23. SECOND IMPRISONMENT AT ROME, AND DEATH

The Scripture narrative is silent concerning the events that led to Paul’s final arrest. It may well be that the occasion for it came in connection with Nero’s cruel persecutions of the Christians at that time.

Paul was a prominent leader among them, and therefore a natural target for the sadistic ferocity of the emperor. Nicopolis, Ephesus, and Troas have been suggested as possible places where Paul was seized, with Troas being the most likely (2 Ti 4:13).

2Ti 4:13  Bring the cloak that I left with Carpus at Troas when you come—and the books, especially the parchments.

He was taken to Rome, where he received none of the favors granted him during his former imprisonment.

According to tradition he was confined in the Mamertine prison, on the Roman Forum, and was chained (ch 2:9) like a common criminal .

2 Ti 2:9  for which I suffer trouble as an evildoer, even to the point of chains; but the word of God is not chained.

He was forsaken by practically everyone (ch 4:16; cf. vs 11, 20).

Ti 4:16  At my first defense no one stood with me, but all forsook me. May it not be charged against them.

2Ti 4:11  Only Luke is with me. Get Mark and bring him with you, for he is useful to me for ministry.

2Ti 4:20  Erastus stayed in Corinth, but Trophimus I have left in Miletus sick.

Paul’s last extant epistle, that of 2 Timothy, was written at this time. When it was penned Paul had doubtless already been brought to trial once and had defended himself (vs 16, 17).

Ti 4:16  At my first defense no one stood with me, but all forsook me. May it not be charged against them.

2Ti 4:17  But the Lord stood with me and strengthened me, so that the message might be preached fully through me, and that all the Gentiles might hear. Also I was delivered out of the mouth of the lion.

He seemingly expected a 2d trial shortly and he evidently expected to be sentenced to death (v 6).

2Ti 4:6  For I am already being poured out as a drink offering, and the time of my departure is at hand.

However, he urged Timothy to put forward every effort to visit him before his death (2 Ti 4:9, 21).

2Ti 4:9  Be diligent to come to me quickly;

2Ti 4:21  Do your utmost to come before winter. Eubulus greets you, as well as Pudens, Linus, Claudia, and all the brethren.

Early Christian authors are unanimous in declaring that Paul died under Nero at Rome. His execution, then, which tradition says was by decapitation somewhere on the Ostian Way, must have taken place at least by a.d. 68, for Nero himself died that year.

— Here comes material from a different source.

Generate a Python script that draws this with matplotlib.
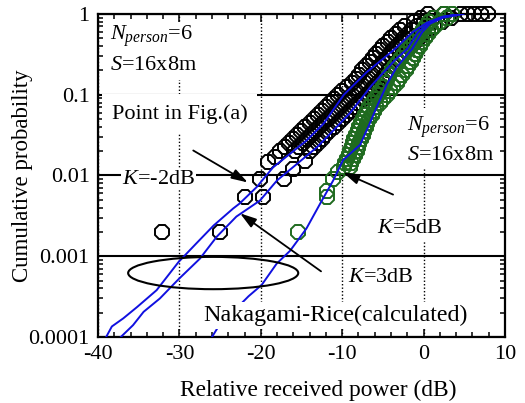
import numpy as np
import matplotlib
matplotlib.use("Agg")
import matplotlib.pyplot as plt
from matplotlib.patches import Ellipse
from matplotlib.ticker import FixedLocator, FixedFormatter, MultipleLocator, LogLocator, NullFormatter

plt.rcParams['font.family'] = ['Liberation Serif', 'DejaVu Serif']
plt.rcParams['mathtext.fontset'] = 'custom'
plt.rcParams['mathtext.rm'] = 'Liberation Serif'
plt.rcParams['mathtext.it'] = 'Liberation Serif:italic'
plt.rcParams['axes.unicode_minus'] = False

# probability levels of the dense part of the measured bands
p_levels = [0.0126, 0.0141, 0.0158, 0.0178,
            0.020, 0.0224, 0.0251, 0.0282, 0.0316, 0.0355, 0.0398, 0.0447, 0.0501, 0.0562, 0.0631,
            0.0708, 0.0794, 0.0891, 0.100, 0.112, 0.126, 0.141, 0.158, 0.178, 0.200, 0.224, 0.251,
            0.282, 0.316, 0.355, 0.398, 0.447, 0.501, 0.562, 0.631, 0.708, 0.794, 0.891, 1.0]

# measured (black) - three columns across the band, from p_levels[4:]
black_left_db = [-17.6, -17.0, -16.5, -16.0, -15.5, -15.1, -14.6, -14.0, -13.5, -13.0, -12.5, -12.0,
                 -11.5, -11.0, -10.5, -10.0, -9.4, -8.8, -8.3, -7.9, -7.6, -7.1, -6.6, -6.2, -5.8,
                 -5.4, -5.0, -4.4, -4.0, -3.4, -2.9, -2.3, -1.2, -0.3, 0.5]
black_mid_db = [-15.8, -15.3, -14.8, -14.3, -13.8, -13.3, -12.8, -12.3, -11.8, -11.3, -10.8, -10.3,
                -9.8, -9.3, -8.8, -8.3, -7.8, -7.2, -6.7, -6.3, -5.9, -5.4, -5.0, -4.5, -4.1,
                -3.7, -3.3, -2.8, -2.4, -1.9, -1.4, -0.8, 0.0, 1.2, 2.5]
black_right_db = [-14.0, -13.5, -13.0, -12.5, -12.1, -11.6, -11.0, -10.5, -10.0, -9.5, -9.0, -8.5,
                  -8.0, -7.5, -7.0, -6.5, -6.1, -5.6, -5.1, -4.7, -4.2, -3.8, -3.3, -2.9, -2.5,
                  -2.1, -1.6, -1.1, -0.6, -0.1, 0.5, 1.3, 2.2, 3.4, 4.6]
# sparse black points in the tail and at P=1
black_tail_db = [-32.2, -25.0, -21.9, -19.7, -20.1, -17.2, -19.1, -16.0, -14.6, -18.3,
                 5.4, 6.2, 7.0, 7.9]
black_tail_p = [0.002, 0.002, 0.0054, 0.0054, 0.0091, 0.0091, 0.0146, 0.012, 0.015, 0.017,
                1.0, 1.0, 1.0, 1.0]

# measured (green) - two columns, over all p_levels
green_left_db = [-9.8, -9.6, -9.4, -9.2, -9.0, -8.8, -8.7, -8.5, -8.3, -8.1, -7.9, -7.7, -7.5,
                 -7.2, -7.0, -6.7, -6.4, -6.0, -5.6, -5.3, -5.0, -4.7, -4.5, -4.3, -3.9, -3.5,
                 -3.1, -2.8, -2.4, -2.0, -1.6, -1.2, -0.8, -0.4, -0.1, 0.3, 0.7, 1.3, 2.5]
green_right_db = [-9.1, -8.9, -8.7, -8.4, -8.2, -8.0, -7.9, -7.7, -7.5, -7.3, -7.1, -6.9, -6.7,
                  -6.4, -6.1, -5.8, -5.4, -5.0, -4.5, -4.1, -3.7, -3.3, -3.0, -2.6, -2.2, -1.9,
                  -1.6, -1.3, -1.1, -0.8, -0.5, -0.2, 0.2, 0.5, 0.9, 1.4, 2.0, 2.9, 3.5]
green_tail_db = [-15.4, -11.9, -11.9, -11.1, -10.5]
green_tail_p = [0.002, 0.0054, 0.0065, 0.009, 0.011]

# Nakagami-Rice calculated curves
k_m2_db = [-39.0, -38.3, -36.9, -35.2, -32.8, -30.1, -27.9, -25.8, -23.4, -22.6, -20.5, -18.5,
           -16.4, -14.4, -12.3, -9.8, -7.0, -3.5, -1.4, 0.4, 2.2, 4.5]
k_m2_p = [1.0e-4, 1.35e-4, 1.7e-4, 2.35e-4, 3.8e-4, 8.5e-4, 1.45e-3, 2.4e-3, 3.9e-3, 4.5e-3, 7.2e-3,
          0.0126, 0.0186, 0.027, 0.0437, 0.100, 0.19, 0.37, 0.59, 0.78, 0.91, 1.0]
k_3_db = [-37.2, -35.7, -34.4, -32.4, -30.1, -27.5, -25.4, -23.0, -20.1, -18.0, -15.6, -13.1,
          -11.1, -9.0, -6.4, -3.5, -2.0, -0.7, 0.8, 2.4, 4.5]
k_3_p = [1.0e-4, 1.4e-4, 2.05e-4, 3.0e-4, 5.2e-4, 9.3e-4, 1.75e-3, 3.1e-3, 4.9e-3, 8.7e-3, 0.0138,
         0.0224, 0.036, 0.060, 0.13, 0.27, 0.37, 0.59, 0.80, 0.93, 1.0]
k_5_db = [-26.0, -25.2, -21.5, -19.9, -18.05, -16.4, -14.4, -12.7, -11.1, -9.9, -7.8, -6.8, -5.8,
          -4.5, -3.3, -1.4, -0.2, 0.8, 2.4, 4.9]
k_5_p = [1.0e-4, 1.35e-4, 3.2e-4, 4.4e-4, 8.1e-4, 1.17e-3, 2.2e-3, 4.5e-3, 8.7e-3, 0.0155, 0.024,
         0.040, 0.069, 0.135, 0.22, 0.37, 0.59, 0.76, 0.90, 1.0]

x_ticks = [-40, -30, -20, -10, 0, 10]
x_tick_labels = ['-40', '-30', '-20', '-10', '0', '10']
y_ticks = [1e-4, 1e-3, 1e-2, 1e-1, 1]
y_tick_labels = ['0.0001', '0.001', '0.01', '0.1', '1']

GREEN = '#1f6b1f'
BLUE = '#1010e0'
FS = 16

fig = plt.figure(figsize=(5.25, 4.03), dpi=100)
ax = fig.add_axes([0.1867, 0.1638, 0.7752, 0.8015])
ax.set_yscale('log')
ax.set_xlim(-40, 10)
ax.set_ylim(1e-4, 1)

ax.xaxis.set_major_locator(FixedLocator(x_ticks))
ax.xaxis.set_major_formatter(FixedFormatter(x_tick_labels))
ax.xaxis.set_minor_locator(MultipleLocator(2))
ax.yaxis.set_major_locator(FixedLocator(y_ticks))
ax.yaxis.set_major_formatter(FixedFormatter(y_tick_labels))
ax.yaxis.set_minor_locator(LogLocator(base=10, subs=np.arange(2, 10)))
ax.yaxis.set_minor_formatter(NullFormatter())

ax.tick_params(which='both', direction='in', top=True, right=True, width=1.1, labelsize=FS)
ax.tick_params(which='major', length=6, pad=6)
ax.tick_params(which='minor', length=3.5)
for s in ax.spines.values():
    s.set_linewidth(1.6)

ax.grid(True, axis='y', which='major', color='k', lw=1.5, ls='-', zorder=1)
ax.grid(True, axis='x', which='major', color='k', lw=1.0, ls=(0, (1, 1.5)), zorder=1)

mk = dict(ls='none', marker='8', ms=10.5, mfc='none', mew=1.4, clip_on=False)
black_p = p_levels[4:]
for col in [black_left_db, black_mid_db, black_right_db]:
    ax.plot(col, black_p, mec='k', zorder=3, **mk)
ax.plot(black_tail_db, black_tail_p, mec='k', zorder=3, **mk)
for col in [green_left_db, green_right_db]:
    ax.plot(col, p_levels, mec=GREEN, zorder=4, **mk)
ax.plot(green_tail_db, green_tail_p, mec=GREEN, zorder=4, **mk)

for xs, ps in [(k_m2_db, k_m2_p), (k_3_db, k_3_p), (k_5_db, k_5_p)]:
    ax.plot(xs, ps, color=BLUE, lw=1.4, zorder=5)

box = dict(facecolor='white', edgecolor='none')
txt = dict(transform=ax.transAxes, fontsize=FS, ha='left', va='center', zorder=6)
ax.text(0.029, 0.932, r'$N_{person}$=6', bbox=dict(pad=1, **box), **txt)
ax.text(0.029, 0.842, r'$S$=16x8m', bbox=dict(pad=4, **box), **txt)
ax.text(0.034, 0.690, 'Point in Fig.(a)', bbox=dict(pad=7, **box), **txt)
ax.text(0.059, 0.488, r'$K$=-2dB', bbox=dict(pad=1, **box), **txt)
ax.text(0.759, 0.648, r'$N_{person}$=6', bbox=dict(pad=5, **box), **txt)
ax.text(0.759, 0.562, r'$S$=16x8m', bbox=dict(pad=3, **box), **txt)
ax.text(0.686, 0.336, r'$K$=5dB', bbox=dict(pad=2, **box), **txt)
ax.text(0.614, 0.185, r'$K$=3dB', bbox=dict(pad=2, **box), **txt)
ax.text(0.258, 0.066, 'Nakagami-Rice(calculated)', bbox=dict(pad=2, **box),
        **{**txt, 'fontsize': 17.3})

ax.add_patch(Ellipse((0.283, 0.198), 0.418, 0.10, transform=ax.transAxes,
                     fill=False, ec='k', lw=1.5, zorder=6))

arrow = dict(arrowstyle='-|>,head_length=0.7,head_width=0.22', color='k', lw=1.3,
             mutation_scale=14, shrinkA=0, shrinkB=0)
ax.annotate('', xy=(-21.6, 0.0082), xytext=(-28.3, 0.0204), arrowprops=arrow, zorder=7)
ax.annotate('', xy=(-22.55, 0.0034), xytext=(-12.6, 6.5e-4), arrowprops=arrow, zorder=7)
ax.annotate('', xy=(-9.9, 0.0109), xytext=(-3.75, 0.0058), arrowprops=arrow, zorder=7)

ax.set_xlabel('Relative received power (dB)', fontsize=16.8)
ax.xaxis.set_label_coords(0.54, -0.132)
ax.set_ylabel('Cumulative probability', fontsize=16.5)
ax.yaxis.set_label_coords(-0.16, 0.5)

fig.savefig('out.png', dpi=100)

He was executed probably sometime between a.d. 66 and 68. The apostle’s own words in 2 Ti 4:7, 8 offer a fitting epitaph of his life and the purpose of his life: “I have fought a good fight, I have finished my course, I have kept the faith: henceforth there is laid up for me a crown of righteousness, which the Lord, the righteous judge, shall give me at that day: and not to me only, but unto all them also that love his appearing.”

Thus died a man of truly pre-eminent abilities and virtues. As a theologian he ranks as perhaps the greatest of all time, having laid much of the foundation upon which Christian dogmatics is built.

His elevated concept of Christ has dominated Christianity. He was an able orator (Acts 17:22–31), and a writer of vigorous prose that could sometimes be poetic (1 Cor 13).

He was also a great evangelist and organizer. Yet in spite of his many gifts and his high calling, he was a man of great humility (1 Cor 15:9; Eph 3:8), anxious that he should be a burden to none (Acts 20:34; 2 Cor 11:9; 1 Th 2:9; 2 Th 3:8).

He was a preacher with a strong sense of duty and destiny (Rom 1:14; 1 Cor 9:16, 17; Gal 1:15, 16).

He was versatile (1 Cor 9:19–22; 10:33), optimistic (1 Cor 1:4; 2 Cor 4:16–18; Php 1:3–6; Col 1:3; 1 Th 1:2), courageous (Acts 9:22–29; 13:45, 46; 20:22–24; etc.); he possessed singleness of purpose (1 Cor 2:2; Php 3:13), composure of mind (Php 4:11, 12; 1 Ti 6:6–8), zeal (Acts 22:3; Gal 1:14; Php 3:6), and unfailing faith (Rom 8:28, 38, 39; Gal 2:20; 2 Ti 1:12).